Successivamente, si scoprì che Olivetti era oggetto di indagini da parte della CIA, come rivelato dalla desecretazione di documenti dell’agenzia. Un esemplare dell’Elea 9003, prodotto dall’Olivetti, che doveva essere installato a Roma, non arrivò mai a destinazione. Tecnici dell’Olivetti notarono caratteristiche tecniche simili in un elaboratore di un’industria statunitense un anno dopo. La morte di Mario Tchou, dirigente della Olivetti, in circostanze particolari un anno dopo quella di Olivetti, mise fine al progetto Elea e all’industria elettronica italiana.
In segno di lutto per la perdita di Olivetti e Tchou, la città di Ivrea annullò le festività del Carnevale, una decisione raramente presa nella storia della città.
La Olivetti dopo Adriano
Alla morte di Olivetti l’azienda aveva raggiunto l’apice: era presente su tutti i maggiori mercati mondiali e divenne un colosso internazionale, con la Fiat tra i suoi azionisti. Negli anni ’80 e ’90, sotto la guida di De Benedetti, l’azienda iniziò un declino inesorabile, segnando l’inizio di una fase difficile. Oggi, la Olivetti fa parte del gruppo Tim, ma il suo periodo di massimo splendore rimane legato all’epoca di Adriano Olivetti.
Adriano Olivetti, un italiano del Novecento
Adriano Olivetti è considerato un’icona dell’industria, della creatività e della cultura italiana nel Novecento. Per spiegare la sua figura c’è un bellissimo libro di Paolo Bricco, brillante giornalista economico del Sole 24 Ore, dal titolo “Adriano Olivetti, un italiano del Novecento” edito da Rizzoli. Bricco, evitando l’agiografia, ha analizzato il fascino di Olivetti, evidenziando non solo i suoi successi e la sua visione imprenditoriale lungimirante, ma anche le sue contraddizioni e le aree di incompiutezza. La figura di Olivetti è stata descritta come un vero spartiacque, evidenziando l’impatto significativo che ha avuto sul mondo imprenditoriale e culturale.

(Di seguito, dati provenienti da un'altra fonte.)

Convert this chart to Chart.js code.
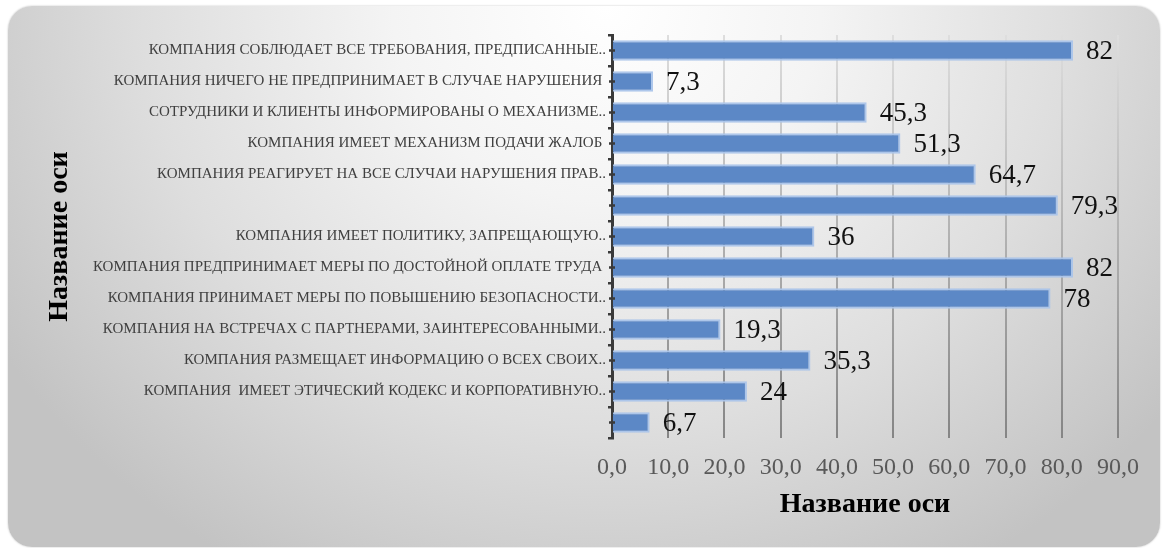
<!DOCTYPE html>
<html lang="ru">
<head>
  <meta charset="UTF-8" />
  <title>Название оси</title>
  <script src="https://cdn.jsdelivr.net/npm/chart.js"></script>
  <style>
    html, body {
      margin: 0;
      padding: 0;
      background: #ffffff;
    }

    .panel {
      position: absolute;
      left: 8px;
      top: 6px;
      width: 1152px;
      height: 541px;
      border-radius: 24px;
      background: radial-gradient(ellipse 62% 120% at 52% 0%, #ffffff 0%, #f4f4f4 30%, #dedede 65%, #c3c3c3 100%);
      box-shadow: 0 0 2px rgba(0, 0, 0, 0.25);
    }

    .chart-wrapper {
      position: absolute;
      left: 0;
      top: 0;
      width: 1163px;
      height: 548px;
    }
  </style>
</head>
<body>

  <div class="panel"></div>
  <div class="chart-wrapper">
    <canvas id="barChart"></canvas>
  </div>

  <script>
    // категории (сверху вниз)
    const categories = [
      'КОМПАНИЯ СОБЛЮДАЕТ ВСЕ ТРЕБОВАНИЯ, ПРЕДПИСАННЫЕ..',
      'КОМПАНИЯ НИЧЕГО НЕ ПРЕДПРИНИМАЕТ В СЛУЧАЕ НАРУШЕНИЯ ',
      'СОТРУДНИКИ И КЛИЕНТЫ ИНФОРМИРОВАНЫ О МЕХАНИЗМЕ..',
      'КОМПАНИЯ ИМЕЕТ МЕХАНИЗМ ПОДАЧИ ЖАЛОБ ',
      'КОМПАНИЯ РЕАГИРУЕТ НА ВСЕ СЛУЧАИ НАРУШЕНИЯ ПРАВ..',
      '',
      'КОМПАНИЯ ИМЕЕТ ПОЛИТИКУ, ЗАПРЕЩАЮЩУЮ..',
      'КОМПАНИЯ ПРЕДПРИНИМАЕТ МЕРЫ ПО ДОСТОЙНОЙ ОПЛАТЕ ТРУДА ',
      'КОМПАНИЯ ПРИНИМАЕТ МЕРЫ ПО ПОВЫШЕНИЮ БЕЗОПАСНОСТИ..',
      'КОМПАНИЯ НА ВСТРЕЧАХ С ПАРТНЕРАМИ, ЗАИНТЕРЕСОВАННЫМИ..',
      'КОМПАНИЯ РАЗМЕЩАЕТ ИНФОРМАЦИЮ О ВСЕХ СВОИХ..',
      'КОМПАНИЯ  ИМЕЕТ ЭТИЧЕСКИЙ КОДЕКС И КОРПОРАТИВНУЮ..',
      ''
    ];

    const values = [82, 7.3, 45.3, 51.3, 64.7, 79.3, 36, 82, 78, 19.3, 35.3, 24, 6.7];

    const xTicks = [0, 10, 20, 30, 40, 50, 60, 70, 80, 90];

    const axisTitle = 'Название оси';

    const fmt = (v) => String(v).replace('.', ',');

    // подписи значений справа от столбцов + точки на оси
    const valueLabels = {
      id: 'valueLabels',
      afterDatasetsDraw(chart) {
        const ctx = chart.ctx;
        const meta = chart.getDatasetMeta(0);
        ctx.save();
        ctx.font = '27px "Liberation Serif", serif';
        ctx.fillStyle = '#111111';
        ctx.textAlign = 'left';
        ctx.textBaseline = 'middle';
        meta.data.forEach((bar, i) => {
          ctx.fillText(fmt(values[i]), bar.x + 13, bar.y + 1);
        });
        ctx.restore();
      },
      afterDraw(chart) {
        const ctx = chart.ctx;
        const yScale = chart.scales.y;
        const x0 = chart.chartArea.left;
        ctx.save();
        ctx.strokeStyle = '#3a3a3a';
        ctx.lineWidth = 2.5;
        categories.forEach((c, i) => {
          const py = yScale.getPixelForTick(i);
          ctx.beginPath();
          ctx.moveTo(x0 - 3, py);
          ctx.lineTo(x0 + 3, py);
          ctx.stroke();
        });
        ctx.restore();
      }
    };

    const chartCtx = document.getElementById('barChart').getContext('2d');

    new Chart(chartCtx, {
      type: 'bar',
      data: {
        labels: categories,
        datasets: [{
          data: values,
          backgroundColor: '#5c88c6',
          borderColor: 'rgba(170, 196, 234, 0.95)',
          borderWidth: 2,
          barPercentage: 0.66,
          categoryPercentage: 1
        }]
      },
      options: {
        indexAxis: 'y',
        responsive: true,
        maintainAspectRatio: false,
        animation: false,
        layout: {
          padding: { top: 35, right: 45, bottom: 0, left: 0 }
        },
        scales: {
          x: {
            min: 0,
            max: 90,
            afterBuildTicks: (scale) => {
              scale.ticks = xTicks.map(v => ({ value: v }));
            },
            afterFit: (scale) => {
              scale.height = 110;
            },
            ticks: {
              padding: 15,
              color: '#595959',
              font: { family: '"Liberation Serif", serif', size: 24 },
              callback: (v) => v.toFixed(1).replace('.', ',')
            },
            grid: {
              drawTicks: false,
              lineWidth: 2,
              color: (context) => {
                const area = context.chart.chartArea;
                if (!area) return '#999999';
                const g = context.chart.ctx.createLinearGradient(0, area.top, 0, area.bottom);
                g.addColorStop(0, '#dedede');
                g.addColorStop(1, '#858585');
                return g;
              }
            },
            border: { display: false },
            title: {
              display: true,
              text: axisTitle,
              color: '#000000',
              font: { family: '"Liberation Serif", serif', size: 28, weight: 'bold' },
              padding: { top: 0, bottom: 26 }
            }
          },
          y: {
            afterFit: (scale) => {
              scale.width = 612;
            },
            ticks: {
              padding: 2,
              color: '#404040',
              autoSkip: false,
              font: { family: '"Liberation Serif", serif', size: 15 }
            },
            grid: {
              offset: true,
              drawOnChartArea: false,
              drawTicks: true,
              tickLength: 4,
              lineWidth: 2.5,
              color: '#3a3a3a'
            },
            border: { display: true, color: '#3a3a3a', width: 3 },
            title: {
              display: true,
              text: axisTitle,
              color: '#000000',
              font: { family: '"Liberation Serif", serif', size: 28, weight: 'bold' },
              padding: { top: 43, bottom: 0 }
            }
          }
        },
        plugins: {
          legend: { display: false },
          tooltip: { enabled: false }
        }
      },
      plugins: [valueLabels]
    });
  </script>
</body>
</html>
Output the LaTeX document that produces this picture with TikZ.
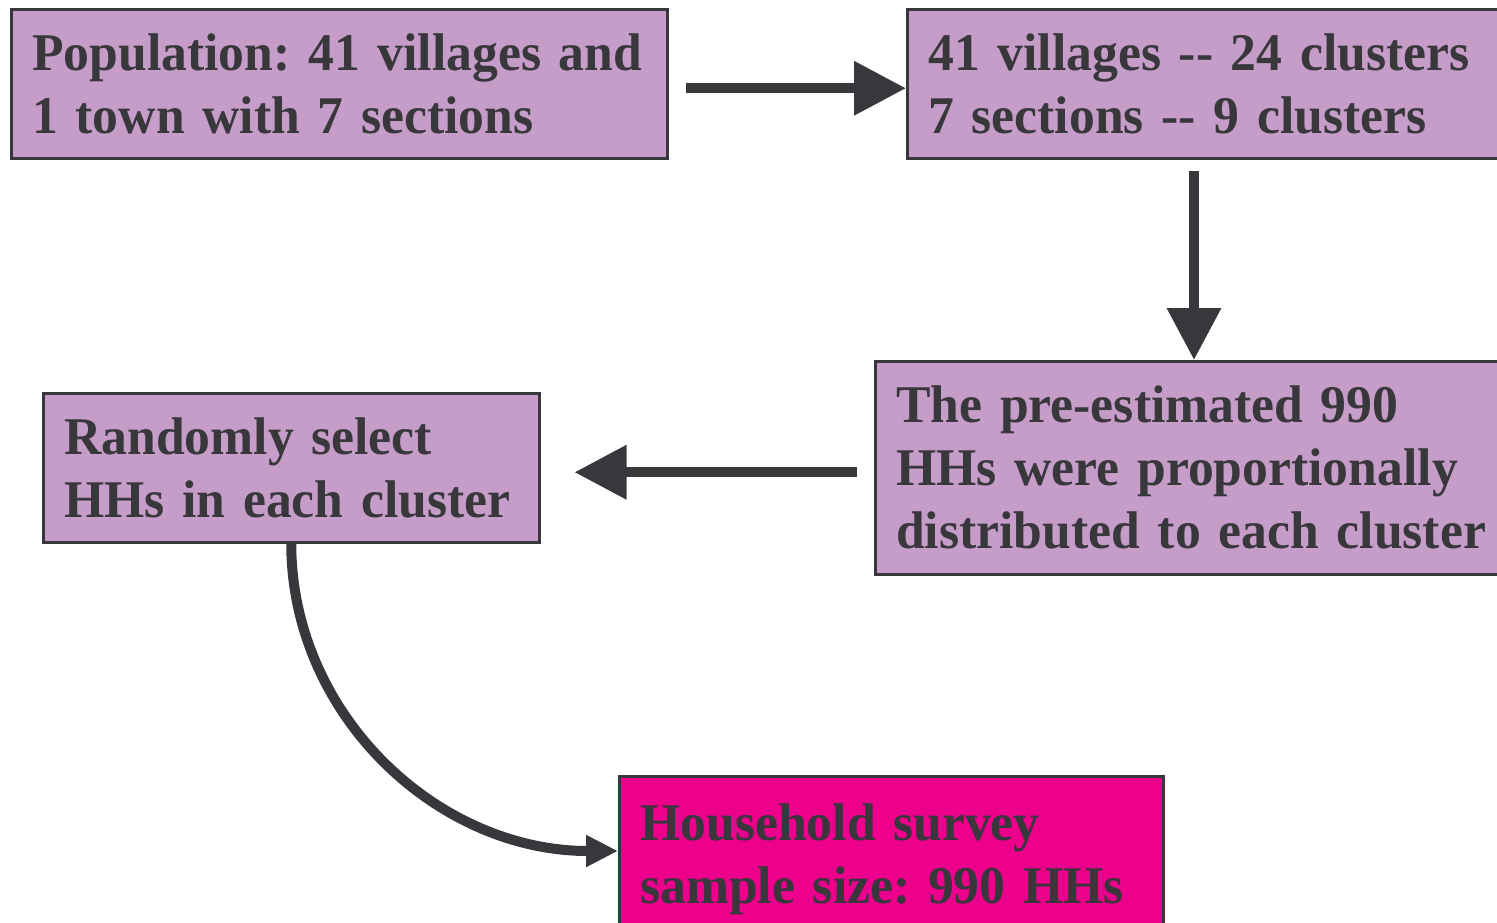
\documentclass[tikz,border=0pt]{standalone}
\usepackage{fontspec}
\setmainfont{Liberation Serif}[FakeStretch=0.975]
\usetikzlibrary{arrows.meta,calc}
\definecolor{lav}{HTML}{C69DC8}
\definecolor{mag}{HTML}{EC008C}
\definecolor{ink}{HTML}{38373C}
\frenchspacing
\newcommand\myboxfont{\fontsize{53}{63}\selectfont\bfseries\frenchspacing}
\begin{document}
\begin{tikzpicture}[x=1pt,y=-1pt,
  box/.style={draw=ink, line width=2.5pt, fill=lav, text=ink,
    font=\myboxfont, align=left,
    anchor=north west, inner xsep=21pt, inner ysep=0pt},
  arr/.style={draw=ink, line width=10pt, -{Triangle[length=52pt,width=52pt]}},
  arrc/.style={draw=ink, line width=10pt, -{Triangle[length=32pt,width=30pt]}},
]
\useasboundingbox (0,0) rectangle (1497,922);
\clip (0,0) rectangle (1497,922);
\node[box, text width=614pt, minimum height=149pt] (A) at (10,8)
  {\mbox{Population: 41 villages and}\\\mbox{1 town with 7 sections}};
\node[box, text width=578pt, minimum height=149pt] (B) at (906,8)
  {\mbox{41 villages {-}{-} 24 clusters}\\\mbox{7 sections {-}{-} 9 clusters}};
\node[box, text width=620pt, minimum height=213pt] (C) at (874,360)
  {\mbox{The pre-estimated 990}\\\mbox{HHs were proportionally}\\\mbox{distributed to each cluster}};
\node[box, text width=454pt, minimum height=149pt] (D) at (42,392)
  {\mbox{Randomly select}\\\mbox{HHs in each cluster}};
\node[box, fill=mag, text width=502pt, minimum height=166pt] (E) at (618,775)
  {\mbox{Household survey}\\\mbox{sample size: 990 HHs}};
\draw[arr] ($(A.east)+(17,4.5)$) -- ($(A.east -| B.west)+(0,4.5)$);
\draw[arr] ($(B.south west)+(288,11)$) -- ($(C.north west)+(320,0)$);
\draw[arr] ($(C.west)+(-17,4.5)$) -- ($(D.east)+(34,4.5)$);
\draw[arrc] (D.south) .. controls +(0,171) and +(-181,0) .. ($(E.north west)+(0,76)$);
\end{tikzpicture}
\end{document}
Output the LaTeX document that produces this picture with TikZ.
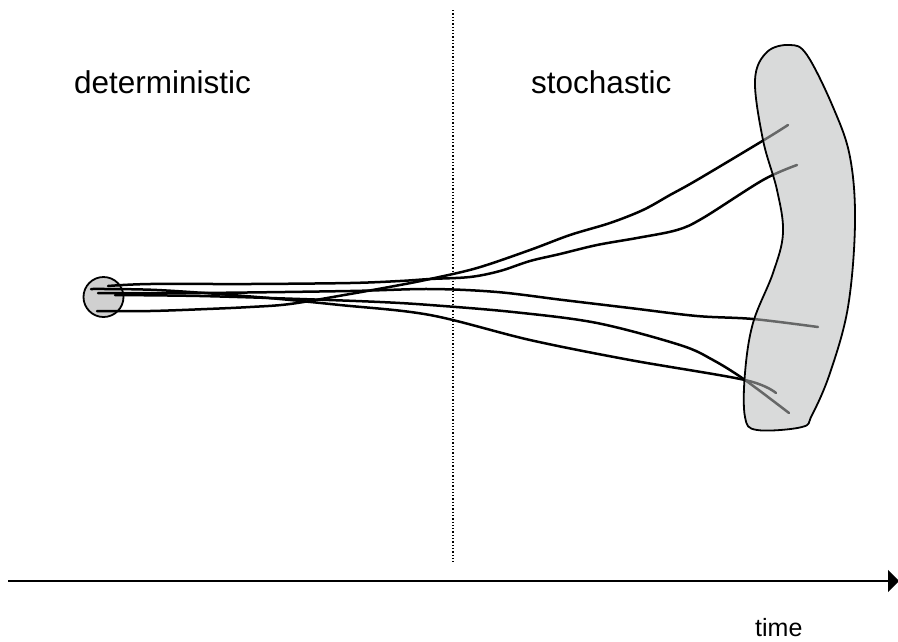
\documentclass[tikz,border=0pt]{standalone}
\usepackage{fontspec}
\setmainfont{Liberation Sans}
\usetikzlibrary{arrows.meta}
\definecolor{startfill}{RGB}{208,208,208}
\definecolor{regionfill}{RGB}{186,188,188}
\tikzset{
  label/.style={inner sep=0pt, anchor=base west, font=\fontsize{31.5}{36}\selectfont},
  trajectory/.style={line width=2.5pt, line join=round, line cap=round},
  outline/.style={line width=1.8pt, draw=black},
}
\begin{document}
\begin{tikzpicture}[x=1pt, y=-1pt]
  \useasboundingbox (0,0) rectangle (898,641);

  % regime boundary
  \draw[line width=1.3pt, dotted] (453,10) -- (453,562);

  % regime labels
  \node[label] (det) at (74,93) {deterministic};
  \node[label] (sto) at (531,93) {stochastic};

  % initial condition
  \node[circle, outline, fill=startfill, minimum size=40pt, inner sep=0pt] (start) at (103.5,297) {};

  % sample trajectories
  \draw[trajectory] plot[smooth, tension=0.55] coordinates {
    (97,311) (150,311) (207,309) (250,307) (290,304) (350,294) (400,285) (430,279)
    (477,268) (530,250) (570,235) (610,223) (643,210) (670,195) (697,180) (764,140) (788,125)};
  \draw[trajectory] plot[smooth, tension=0.55] coordinates {
    (108,286) (150,284) (250,284) (350,283) (400,281) (430,279)
    (470,277) (500,271) (530,261) (560,254) (597,245) (637,238) (677,230) (703,218) (763,180) (797,165)};
  \draw[trajectory] plot[smooth, tension=0.55] coordinates {
    (98,293) (200,293) (350,291) (430,289)
    (497,292) (563,300) (630,308) (697,316) (753,319) (818,327)};
  \draw[trajectory] plot[smooth, tension=0.55] coordinates {
    (115,295) (200,296) (300,299) (380,302) (430,305)
    (513,312) (597,323) (680,345) (713,360) (745,380) (789,413)};
  \draw[trajectory] plot[smooth, tension=0.55] coordinates {
    (91,289) (157,290) (257,297) (340,305) (430,315)
    (530,340) (630,360) (745,380) (776,393)};

  % final distribution (translucent, so trajectories show through)
  \draw[outline, fill=regionfill, fill opacity=0.55] plot[smooth cycle, tension=0.6] coordinates {
    (790,45) (807,55) (833,107) (850,157) (855,223) (848,307) (830,373)
    (812,415) (802,427) (757,430) (745,417) (745,373) (753,323) (773,273)
    (783,233) (777,190) (763,140) (755,80) (767,52)};

  % time axis
  \coordinate (t0) at (8,581);
  \coordinate (t1) at (899,581);
  \draw[line width=2pt, -{Triangle[length=11pt, width=22pt]}] (t0) -- (t1);
  \node[inner sep=0pt, anchor=base west, font=\fontsize{25}{30}\selectfont] (time) at (755,636) {time};
\end{tikzpicture}
\end{document}
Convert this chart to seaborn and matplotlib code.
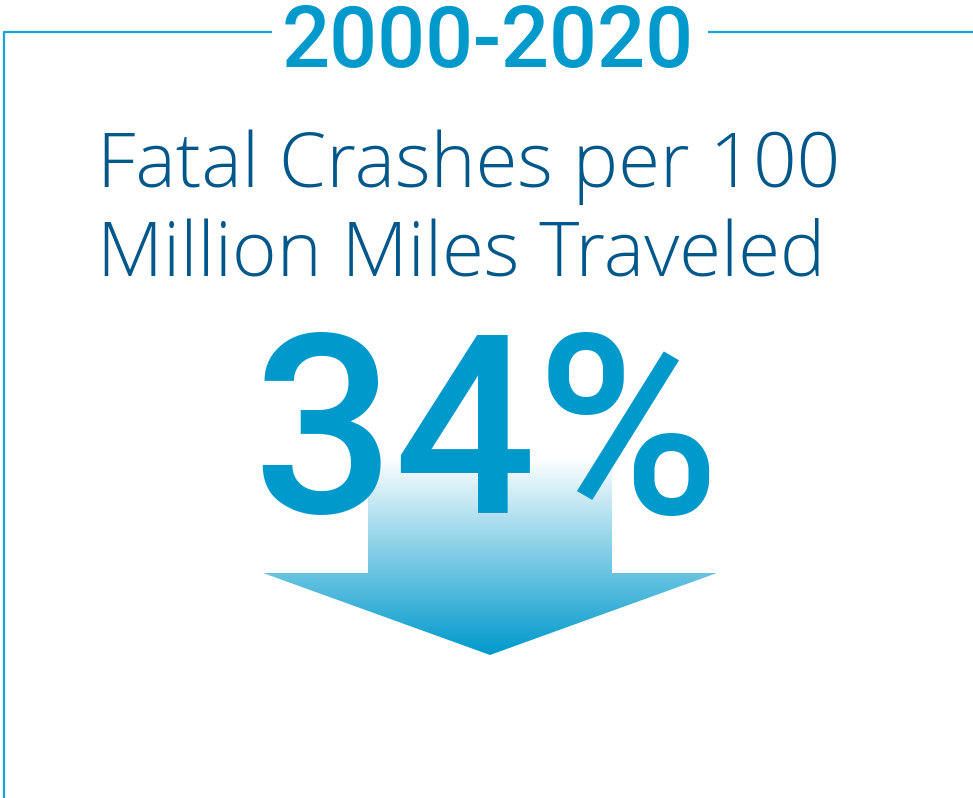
import numpy as np
import matplotlib.pyplot as plt
import seaborn as sns
from matplotlib.patches import Polygon
from matplotlib.colors import LinearSegmentedColormap

# content of the infographic
period = "2000-2020"
metric_lines = ["Fatal Crashes per 100", "Million Miles Traveled"]
change_pct = 34

sns.set_theme(style="white")
plt.rcParams['font.family'] = ['Roboto', 'DejaVu Sans']

W, H = 973, 798
fig = plt.figure(figsize=(W / 100, H / 100), dpi=100)
ax = fig.add_axes([0, 0, 1, 1])
ax.set_xlim(0, W)
ax.set_ylim(H, 0)
ax.axis('off')

blue = '#0099cc'
dark_blue = '#00578a'
line_blue = '#1ba1d8'

# frame lines: top split around the title, left side down to the bottom
ax.plot([4, 4, 272], [H, 32, 32], color=line_blue, lw=1.6, solid_capstyle='butt')
ax.plot([708, W], [32, 32], color=line_blue, lw=1.6, solid_capstyle='butt')

# title
ax.text(488, 67, period, ha='center', va='baseline', fontsize=61,
        fontweight='medium', color=blue)

# metric description, left aligned
for txt, y in zip(metric_lines, [187, 275]):
    ax.text(97, y, txt, ha='left', va='baseline', fontsize=55,
            fontweight='light', color=dark_blue,
            family=['Open Sans', 'DejaVu Sans'])

# gradient down arrow behind the number
arrow_pts = [(368, 457), (612, 457), (612, 573), (717, 573),
             (490, 655), (263, 573), (368, 573)]
arrow = Polygon(arrow_pts, closed=True, facecolor='none', edgecolor='none')
ax.add_patch(arrow)
cmap = LinearSegmentedColormap.from_list('fade', ['#ffffff', blue])
grad = np.linspace(0, 1, 256).reshape(-1, 1)
im = ax.imshow(grad, cmap=cmap, extent=[263, 717, 655, 457], aspect='auto',
               origin='upper', zorder=1, interpolation='bilinear')
im.set_clip_path(arrow)
ax.set_xlim(0, W)
ax.set_ylim(H, 0)

# big number
ax.text(486, 513, f"{change_pct}%", ha='center', va='baseline', fontsize=180,
        fontweight='medium', color=blue, zorder=3)

fig.savefig('out.png', dpi=100, facecolor='white')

“Adriano Olivetti – scrive Bricco nella presentazione del volume – è riuscito a mescolare elementi in apparenza diversissimi: il profitto e la bellezza, l’innovazione industriale e la tensione verso un modello sociale basato sulla comunità. La sua carica innovativa e i suoi interventi sia sul piano industriale sia su quello estetico e culturale, spiegano il perché sia stato affiancato dai maggiori intellettuali del periodo”.